**Set exercise:**
Lines that contain the string "this" are to be copied; leave out all others.

§

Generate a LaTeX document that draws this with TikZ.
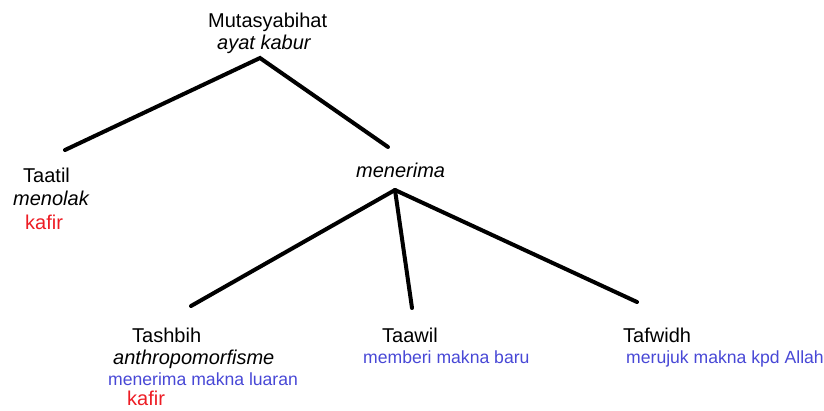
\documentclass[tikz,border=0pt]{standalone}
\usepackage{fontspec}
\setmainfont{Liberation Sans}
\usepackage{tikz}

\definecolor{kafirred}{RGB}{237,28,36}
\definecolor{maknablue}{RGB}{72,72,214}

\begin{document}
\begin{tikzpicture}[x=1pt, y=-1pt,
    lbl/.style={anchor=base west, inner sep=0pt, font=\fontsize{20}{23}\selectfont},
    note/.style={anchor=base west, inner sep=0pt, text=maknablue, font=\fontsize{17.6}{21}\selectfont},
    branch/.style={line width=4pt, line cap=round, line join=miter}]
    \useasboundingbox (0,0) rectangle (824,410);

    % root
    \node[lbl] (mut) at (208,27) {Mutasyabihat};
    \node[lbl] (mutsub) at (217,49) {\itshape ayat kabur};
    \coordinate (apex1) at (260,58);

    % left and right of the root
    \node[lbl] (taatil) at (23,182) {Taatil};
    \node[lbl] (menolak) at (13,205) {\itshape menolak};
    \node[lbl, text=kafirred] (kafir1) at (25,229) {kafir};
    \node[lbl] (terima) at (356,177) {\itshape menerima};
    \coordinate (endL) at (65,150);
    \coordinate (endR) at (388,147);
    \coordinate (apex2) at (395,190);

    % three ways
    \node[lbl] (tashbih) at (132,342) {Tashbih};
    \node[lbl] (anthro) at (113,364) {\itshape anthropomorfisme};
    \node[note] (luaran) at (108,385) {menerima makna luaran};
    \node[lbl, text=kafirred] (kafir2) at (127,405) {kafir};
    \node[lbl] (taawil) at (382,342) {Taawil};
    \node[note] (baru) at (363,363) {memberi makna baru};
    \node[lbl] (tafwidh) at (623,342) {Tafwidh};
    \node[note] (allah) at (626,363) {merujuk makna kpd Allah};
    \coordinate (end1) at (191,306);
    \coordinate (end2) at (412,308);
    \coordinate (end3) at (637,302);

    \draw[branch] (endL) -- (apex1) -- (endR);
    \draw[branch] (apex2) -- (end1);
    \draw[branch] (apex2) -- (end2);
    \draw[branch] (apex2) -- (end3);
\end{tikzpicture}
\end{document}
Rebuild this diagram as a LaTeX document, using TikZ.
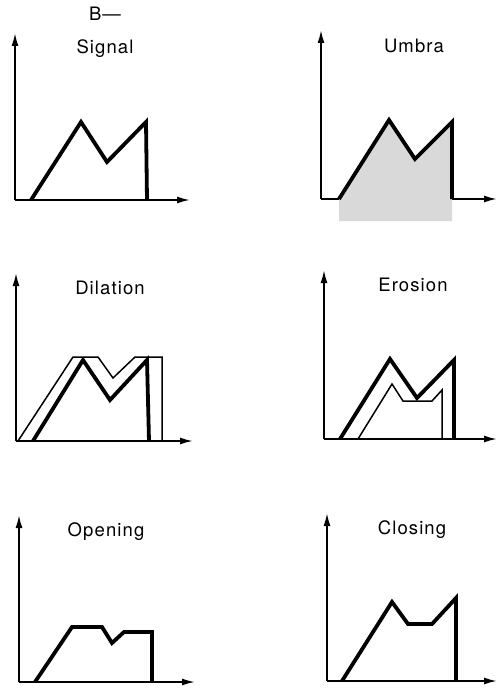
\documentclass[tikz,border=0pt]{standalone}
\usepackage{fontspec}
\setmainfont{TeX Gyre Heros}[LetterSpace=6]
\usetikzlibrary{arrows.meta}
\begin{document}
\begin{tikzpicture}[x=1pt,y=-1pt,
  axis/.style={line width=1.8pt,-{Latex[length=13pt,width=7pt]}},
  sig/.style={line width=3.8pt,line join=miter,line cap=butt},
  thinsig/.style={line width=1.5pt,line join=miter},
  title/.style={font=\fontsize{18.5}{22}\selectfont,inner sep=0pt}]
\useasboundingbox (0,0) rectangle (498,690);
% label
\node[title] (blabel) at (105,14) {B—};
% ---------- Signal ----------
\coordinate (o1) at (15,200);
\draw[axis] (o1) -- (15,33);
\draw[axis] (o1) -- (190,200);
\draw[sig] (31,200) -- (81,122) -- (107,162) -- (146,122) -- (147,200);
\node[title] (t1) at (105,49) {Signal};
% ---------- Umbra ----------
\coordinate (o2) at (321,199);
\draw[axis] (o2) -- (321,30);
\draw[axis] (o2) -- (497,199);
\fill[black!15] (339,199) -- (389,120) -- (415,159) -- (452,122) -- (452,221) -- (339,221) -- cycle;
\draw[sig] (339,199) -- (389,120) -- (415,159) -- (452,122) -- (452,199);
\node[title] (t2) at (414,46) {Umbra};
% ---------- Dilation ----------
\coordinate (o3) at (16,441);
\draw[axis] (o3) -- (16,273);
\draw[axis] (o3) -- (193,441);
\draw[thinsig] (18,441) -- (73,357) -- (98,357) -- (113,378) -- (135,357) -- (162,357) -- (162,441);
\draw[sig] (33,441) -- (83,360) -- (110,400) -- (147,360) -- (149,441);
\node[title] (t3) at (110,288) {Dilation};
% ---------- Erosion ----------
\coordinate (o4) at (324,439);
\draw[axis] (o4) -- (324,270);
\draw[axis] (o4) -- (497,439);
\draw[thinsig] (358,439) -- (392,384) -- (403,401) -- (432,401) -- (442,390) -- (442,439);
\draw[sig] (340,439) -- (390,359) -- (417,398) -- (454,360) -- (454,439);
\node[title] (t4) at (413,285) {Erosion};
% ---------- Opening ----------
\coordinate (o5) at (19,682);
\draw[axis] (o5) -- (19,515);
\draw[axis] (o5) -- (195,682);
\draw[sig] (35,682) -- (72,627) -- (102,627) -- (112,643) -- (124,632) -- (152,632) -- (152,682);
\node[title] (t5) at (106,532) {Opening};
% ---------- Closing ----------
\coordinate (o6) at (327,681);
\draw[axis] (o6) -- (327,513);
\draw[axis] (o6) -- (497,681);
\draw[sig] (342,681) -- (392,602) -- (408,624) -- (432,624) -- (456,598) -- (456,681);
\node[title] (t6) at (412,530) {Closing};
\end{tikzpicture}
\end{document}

§

**Reply to the task:**
Generate a LaTeX document that draws this with TikZ.
Rebuild this diagram as a LaTeX document, using TikZ.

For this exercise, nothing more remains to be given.